▶ [Stated task] Print nothing but the lines from the start of the listing below through the line that contains "import numpy as np". Do not include the pictures.

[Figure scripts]
######

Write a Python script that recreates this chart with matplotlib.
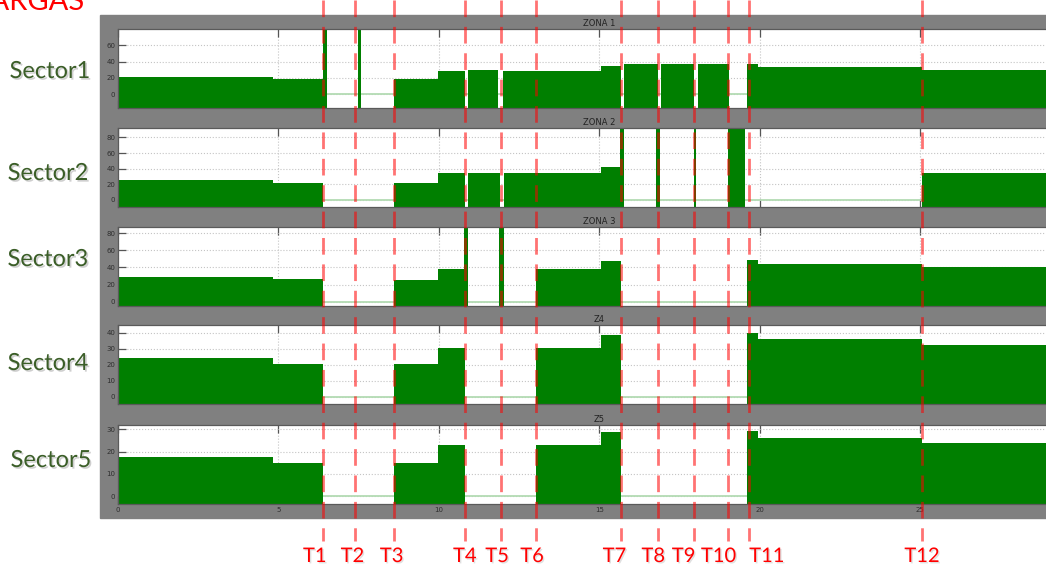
import matplotlib
matplotlib.use('Agg')
import matplotlib.pyplot as plt
import matplotlib.patheffects as pe
from matplotlib.patches import Rectangle
import numpy as np

# step data: segment start times (last entry = end) and load per segment (0 = off)
s1_x = [0, 4.84, 6.38, 6.50, 7.47, 7.57, 8.59, 9.97, 10.81, 10.91, 11.85, 12.00, 15.06,
        15.69, 15.78, 16.84, 16.94, 17.97, 18.09, 19.06, 19.60, 19.94, 25.06, 30]
s1_y = [21.2, 18.4, 95, 0, 95, 0, 18.4, 28.2, 0, 29.4, 0, 28.2, 34.7,
        0, 36.8, 0, 36.8, 0, 36.8, 0, 37.6, 33.5, 29.4]

s2_x = [0, 4.84, 6.38, 8.59, 9.97, 10.81, 10.91, 11.90, 12.03, 15.06, 15.66, 15.78,
        16.78, 16.90, 17.94, 18.03, 19.03, 19.53, 25.06, 30]
s2_y = [25.6, 21.4, 0, 21.4, 34.0, 0, 34.0, 0, 34.0, 42.0, 95, 0,
        95, 0, 95, 0, 91, 0, 35.0]

s3_x = [0, 4.84, 6.38, 8.59, 9.97, 10.77, 10.90, 11.88, 12.03, 13.03, 15.06, 15.69,
        19.60, 19.94, 25.06, 30]
s3_y = [29.3, 26.0, 0, 25.5, 38.6, 95, 0, 95, 0, 37.9, 47.6, 0,
        48.8, 44.0, 40.2]

s4_x = [0, 4.84, 6.38, 8.59, 9.97, 10.81, 13.03, 15.06, 15.69, 19.60, 19.94, 25.06, 30]
s4_y = [24.0, 20.4, 0, 20.4, 30.6, 0, 30.6, 38.6, 0, 39.6, 35.9, 32.3]

s5_x = [0, 4.84, 6.38, 8.59, 9.97, 10.81, 13.03, 15.06, 15.69, 19.60, 19.94, 25.06, 30]
s5_y = [17.7, 14.7, 0, 14.7, 23.0, 0, 23.0, 28.7, 0, 29.4, 26.3, 24.0]

titles = ['ZONA 1', 'ZONA 2', 'ZONA 3', 'Z4', 'Z5']
sectors = ['Sector1', 'Sector2', 'Sector3', 'Sector4', 'Sector5']
ylims = [(-17, 80), (-9, 92), (-5, 87), (-4.6, 44.8), (-3.6, 32)]
yticks = [[0, 20, 40, 60], [0, 20, 40, 60, 80], [0, 20, 40, 60, 80],
          [0, 10, 20, 30, 40], [0, 10, 20, 30]]

events = [6.38, 7.40, 8.59, 10.81, 11.94, 13.03, 15.69, 16.84, 17.97, 19.03, 19.66, 25.06]
event_labels = ['T1', 'T2', 'T3', 'T4', 'T5', 'T6', 'T7', 'T8', 'T9', 'T10', 'T11', 'T12']

W, H = 1046, 567
PX = 32.08  # pixels per time unit
strips = [(29, 108), (128, 207), (227, 306), (325, 404), (425, 504)]
label_dx = [-8, -3, -2, 0, -4, -4, -7, -5, -11, -10, 18, 0]
sector_base = [78, 180, 266, 370, 467]
sector_cx = [50, 48, 48, 48, 51]
narrow = ['Lato', 'DejaVu Sans']

fig = plt.figure(figsize=(W / 100, H / 100), dpi=100)
fig.patches.append(Rectangle((100 / W, 1 - 518 / H), 1, (518 - 15) / H,
                             transform=fig.transFigure, color='#808080', zorder=-5))

series = [(s1_x, s1_y), (s2_x, s2_y), (s3_x, s3_y), (s4_x, s4_y), (s5_x, s5_y)]
for i, ((sx, sy), (top, bot)) in enumerate(zip(series, strips)):
    ax = fig.add_axes([118 / W, 1 - bot / H, 30 * PX / W, (bot - top) / H])
    ax.set_facecolor('white')
    x = np.array(sx, dtype=float)
    y = np.array(sy, dtype=float)
    lo = ylims[i][0]
    yf = np.where(y > 0, y, lo)
    ax.fill_between(x, lo, np.append(yf, yf[-1]), step='post', color='#007f00', lw=0)
    off = y == 0
    ax.hlines(np.zeros(off.sum()), x[:-1][off], x[1:][off], color='#b3dbb3', lw=1.3)
    ax.set_xlim(0, 30)
    ax.set_ylim(*ylims[i])
    ax.set_yticks(yticks[i])
    ax.set_xticks(range(0, 30, 5))
    ax.set_axisbelow(True)
    ax.grid(True, linestyle=':', color='#c4c4c4', lw=0.8)
    ax.tick_params(direction='in', length=6, width=0.9, color='#555555',
                   labelsize=5, labelcolor='#2e2e2e', top=True, pad=2,
                   labelbottom=(i == 4))
    for sp in ax.spines.values():
        sp.set_color('#5a5a5a')
        sp.set_linewidth(0.9)
    ax.set_title(titles[i], fontsize=6, color='#222222', pad=2.5)
    fig.text(sector_cx[i] / W, 1 - sector_base[i] / H, sectors[i], family=narrow,
             fontsize=17, color='#3b5e28', ha='center', va='baseline',
             path_effects=[pe.withSimplePatchShadow(offset=(1.2, -1.2),
                                                    shadow_rgbFace='#888888', alpha=0.4)])

# overlay for the event markers, same time scale as the strips
ov = fig.add_axes([0, 0, 1, 1], zorder=20)
ov.set_xlim(-118 / PX, (W - 118) / PX)
ov.set_ylim(H, 0)
ov.axis('off')
ov.patch.set_alpha(0)
ov.vlines(events, 0, 541, colors='red', alpha=0.55, lw=2, linestyles=(0, (6, 3.5)))
for t, lab, dx in zip(events, event_labels, label_dx):
    ov.text(t + dx / PX, 562, lab, family=narrow, fontsize=14.5, color='red',
            ha='center', va='baseline',
            path_effects=[pe.withSimplePatchShadow(offset=(1, -1),
                                                   shadow_rgbFace='#999999', alpha=0.3)])

# page heading, partly cut by the top edge as in the source image
fig.text(85 / W, 1 - 10 / H, 'CARGAS', family=narrow, fontsize=21, color='red',
         ha='right', va='baseline')

fig.savefig('out.png', dpi=100)
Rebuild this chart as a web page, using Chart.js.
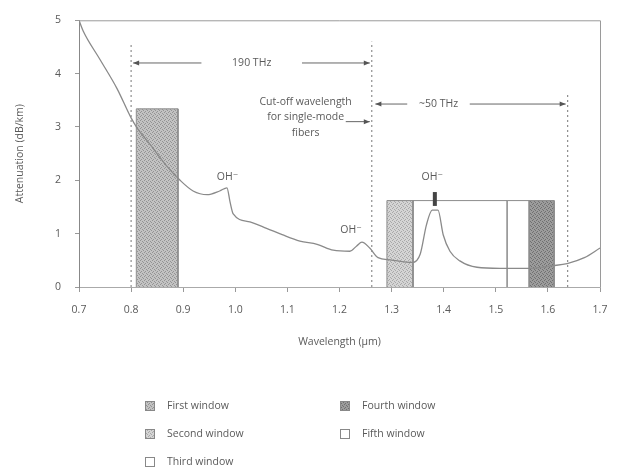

######

▶ [Output of the task]
Write a Python script that recreates this chart with matplotlib.
import matplotlib
matplotlib.use('Agg')
import matplotlib.pyplot as plt
import matplotlib.patheffects as pe
from matplotlib.patches import Rectangle
import numpy as np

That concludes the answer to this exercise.